I don't know what the answer is any more,you just can't trust anyone...identity theft and credit card theft and fraud for knock offs is so bad. Anytime I see a site for designer stuff,I check it out.
I just pay a bit more and go to the authentic store,those knock off places are everywhere....


----------



## LJSquishy (Feb 27, 2008)

I have an iPad 2 and absolutely love it. I researched all of the tablets, including ones that aren't released yet and decided on the iPad 2. It was my 5th wedding anniversary gift.

Not having access to Flash only becomes an issue for me when viewing a very select few websites and a couple of online ads like the Lowes weekly ad. With that being said, I also have an Android phone that HAS Flash (HTC Incredible) and still can't view the Lowes ad. LOL

I love my iPad much more than I ever thought I would. I love the Apple App store...it is hands down much better than the Android Marketplace. I play a lot of games on the iPad, mostly board games like Monopoly, Life, etc. I spend a lot of time browsing the web, in fact, I hardly turn on my PC anymore unless I need to print something or if my husband is using the iPad. I also use it to look up new recipes and use it in the kitchen. Oh, and I can't forget about watching Netflix in bed! The book reader function is pretty nice, you can download the free Kindle app and buy the Kindle books to read on your iPad.

The battery life is good, and it charges really fast using an outlet. I purchased the smart cover for it and love it. I bought a Zagg Invisishield for the front screen, and a ZaggSkin for the back to protect it from scratches. It's thin, light, and feels good to use. The video/camera feature is cool to have I suppose, but I don't use it, and knew I wouldn't when I bought it.

I would probably like a different tablet okay, but I know I wouldn't LOVE it. The iPad 2 really has it all. And, I also, heard that in the future a Flash equivalent may be available for Apple users. Now that the iPhone is available on Verizon, I will probably convert to an iPhone in the future.
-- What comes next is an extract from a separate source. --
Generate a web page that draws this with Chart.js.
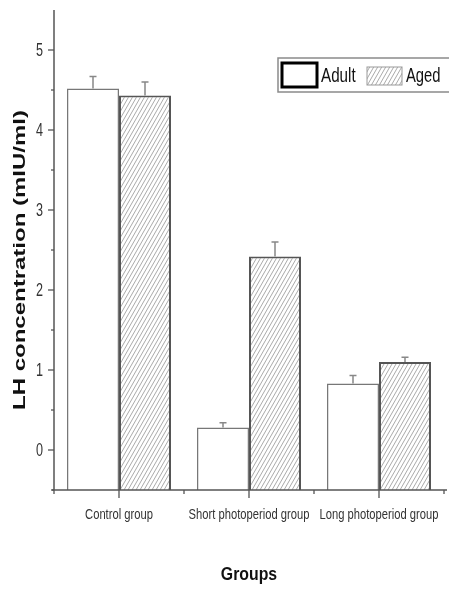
<!DOCTYPE html>
<html>
<head>
<meta charset="utf-8">
<script src="https://cdn.jsdelivr.net/npm/chart.js@4.4.0/dist/chart.umd.min.js"></script>
<style>
html,body{margin:0;padding:0;background:#fff;}
#wrap{width:449px;height:590px;position:relative;}
</style>
</head>
<body>
<div id="wrap"><canvas id="c"></canvas></div>
<script>
const categories = ['Control group', 'Short photoperiod group', 'Long photoperiod group'];
const seriesNames = ['Adult', 'Aged'];
const adultValues = [4.52, 0.28, 0.83];
const agedValues = [4.43, 2.42, 1.10];
const adultErrors = [0.15, 0.06, 0.10];
const agedErrors = [0.17, 0.18, 0.06];
const yMin = -0.5, yMax = 5.5, yStep = 0.5;
const yTitle = 'LH concentration (mIU/ml)';
const xTitle = 'Groups';

const FONT = '"Liberation Sans", Arial, sans-serif';

function makeHatch() {
  const t = document.createElement('canvas');
  t.width = 4; t.height = 7;
  const g = t.getContext('2d');
  g.fillStyle = '#fff';
  g.fillRect(0, 0, 4, 7);
  g.strokeStyle = '#a0a0a0';
  g.lineWidth = 0.9;
  for (const dx of [-4, 0, 4]) {
    g.beginPath();
    g.moveTo(dx, 7);
    g.lineTo(dx + 4, 0);
    g.stroke();
  }
  return g.createPattern(t, 'repeat');
}
const hatch = makeHatch();

const axisColor = '#555';

function condensedText(ctx, text, x, y, font, sx, align) {
  ctx.save();
  ctx.translate(x, y);
  ctx.scale(sx, 1);
  ctx.font = font;
  ctx.textAlign = align;
  ctx.textBaseline = 'alphabetic';
  ctx.fillText(text, 0, 0);
  ctx.restore();
}

const decorPlugin = {
  id: 'decor',
  afterDatasetsDraw(chart) {
    const ctx = chart.ctx;
    const xs = chart.scales.x, ys = chart.scales.y;
    const errs = [adultErrors, agedErrors];
    const vals = [adultValues, agedValues];
    ctx.save();
    // error bars
    ctx.strokeStyle = '#888';
    ctx.lineWidth = 1.5;
    chart.data.datasets.forEach((ds, di) => {
      const meta = chart.getDatasetMeta(di);
      meta.data.forEach((el, i) => {
        const top = ys.getPixelForValue(vals[di][i] + errs[di][i]);
        ctx.beginPath();
        ctx.moveTo(el.x, el.y);
        ctx.lineTo(el.x, top);
        ctx.moveTo(el.x - 3.5, top);
        ctx.lineTo(el.x + 3.5, top);
        ctx.stroke();
      });
    });
    const ca = chart.chartArea;
    // axes
    ctx.strokeStyle = axisColor;
    ctx.lineWidth = 1.5;
    ctx.beginPath();
    ctx.moveTo(ca.left, ca.top);
    ctx.lineTo(ca.left, ca.bottom);
    ctx.moveTo(ca.left - 2, ca.bottom);
    ctx.lineTo(ca.right + 3, ca.bottom);
    ctx.stroke();
    // y ticks + labels
    ctx.lineWidth = 1.3;
    ctx.fillStyle = '#333';
    ys.ticks.forEach(t => {
      const py = ys.getPixelForValue(t.value);
      const major = Math.abs(t.value - Math.round(t.value)) < 1e-6;
      if (py < ca.top + 1) return;
      ctx.beginPath();
      ctx.moveTo(ca.left, py);
      ctx.lineTo(ca.left - (major ? 6 : 3), py);
      ctx.stroke();
      if (major) {
        condensedText(ctx, String(Math.round(t.value)), ca.left - 11, py + 6.4, '18px ' + FONT, 0.7, 'right');
      }
    });
    // x ticks + labels
    const n = categories.length;
    const half = (xs.getPixelForValue(1) - xs.getPixelForValue(0)) / 2;
    for (let i = 0; i < n; i++) {
      const cx = xs.getPixelForValue(i);
      ctx.beginPath();
      ctx.moveTo(cx, ca.bottom);
      ctx.lineTo(cx, ca.bottom + 8);
      ctx.moveTo(cx - half, ca.bottom);
      ctx.lineTo(cx - half, ca.bottom + 4);
      if (i === n - 1) {
        ctx.moveTo(cx + half, ca.bottom);
        ctx.lineTo(cx + half, ca.bottom + 4);
      }
      ctx.stroke();
      ctx.fillStyle = '#333';
      condensedText(ctx, xs.getLabelForValue(i), cx, ca.bottom + 29, '14px ' + FONT, 0.8, 'center');
    }
    // y title (condensed bold)
    ctx.fillStyle = '#111';
    ctx.save();
    ctx.translate(20, 260);
    ctx.rotate(-Math.PI / 2);
    ctx.scale(1, 0.72);
    ctx.font = 'bold 24px ' + FONT;
    ctx.textAlign = 'center';
    ctx.textBaseline = 'middle';
    ctx.fillText(yTitle, 0, 0);
    ctx.restore();
    // x title
    ctx.fillStyle = '#111';
    condensedText(ctx, xTitle, (xs.getPixelForValue(0) + xs.getPixelForValue(n - 1)) / 2, 580, 'bold 18px ' + FONT, 0.88, 'center');
    // legend
    const lx = 278, ly = 58, lh = 34;
    ctx.fillStyle = '#fff';
    ctx.fillRect(lx, ly, 180, lh);
    ctx.strokeStyle = '#8a8a8a';
    ctx.lineWidth = 1.5;
    ctx.strokeRect(lx, ly, 180, lh);
    // Adult swatch
    ctx.strokeStyle = '#000';
    ctx.lineWidth = 3;
    ctx.fillStyle = '#fff';
    ctx.fillRect(282, 63, 35, 24);
    ctx.strokeRect(282, 63, 35, 24);
    ctx.fillStyle = '#111';
    condensedText(ctx, chart.data.datasets[0].label, 321, 82, '20px ' + FONT, 0.76, 'left');
    // Aged swatch
    ctx.fillStyle = hatch;
    ctx.fillRect(367, 67, 35, 18);
    ctx.strokeStyle = '#999';
    ctx.lineWidth = 1;
    ctx.strokeRect(367, 67, 35, 18);
    ctx.fillStyle = '#111';
    condensedText(ctx, chart.data.datasets[1].label, 406, 82, '20px ' + FONT, 0.74, 'left');
    ctx.restore();
  }
};

new Chart(document.getElementById('c'), {
  type: 'bar',
  data: {
    labels: categories,
    datasets: [
      {
        label: seriesNames[0],
        data: adultValues,
        base: yMin,
        backgroundColor: '#ffffff',
        borderColor: '#777',
        borderWidth: 1.5,
        categoryPercentage: 0.8,
        barPercentage: 1.0
      },
      {
        label: seriesNames[1],
        data: agedValues,
        base: yMin,
        backgroundColor: hatch,
        borderColor: '#555',
        borderWidth: 2,
        categoryPercentage: 0.8,
        barPercentage: 1.0
      }
    ]
  },
  options: {
    responsive: true,
    maintainAspectRatio: false,
    animation: false,
    layout: { padding: { top: 10, right: 5, left: 0, bottom: 0 } },
    plugins: {
      legend: { display: false },
      tooltip: { enabled: false }
    },
    scales: {
      x: {
        grid: { display: false },
        border: { display: false },
        ticks: { display: false },
        afterFit(scale) { scale.height = 100; scale.paddingLeft = 0; scale.paddingRight = 0; }
      },
      y: {
        min: yMin,
        max: yMax,
        grid: { display: false },
        border: { display: false },
        ticks: { display: false, stepSize: yStep, autoSkip: false },
        afterFit(scale) { scale.width = 54; scale.paddingTop = 0; scale.paddingBottom = 0; }
      }
    }
  },
  plugins: [decorPlugin]
});
</script>
</body>
</html>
Let me know if there are any other specifics you are wondering about!


----------



## Wheatenbrat (Mar 17, 2011)

Michelle, I didn't even think of going to Visa directly about that issue - I was dealing with the bank that the card was through. But since it was Visa, they probably would have made me jump through hoops as well. I'll definitely keep that in mind about the American Express - I always forget about those benefits. :smilie_tischkante::smilie_tischkante::smilie_tischkante:

Lisa, Thank you so much - that is exactly the kind of information I was looking for! It sounds like you use the ipad exactly the way I would be planning to. I also have a droid phone (Droid 2) and I like it, but I just find it's not as easy to use as my ipod touch was (I lost it) :angry:. I definitely think if I got the Ipad that it would be very easy to use for me. With the droid phone I always feel like I'm missing things I could be doing with it, but it just seems more difficult to use. The reason I got the droid in the first place was that the iphone wasn't available on verizon yet, and I do have to say that I like the larger screen on my droid phone compared to the iphone. I was just afraid that every time I couldn't do something due to missing flash, I would think maybe I should have gotten the samsung instead... 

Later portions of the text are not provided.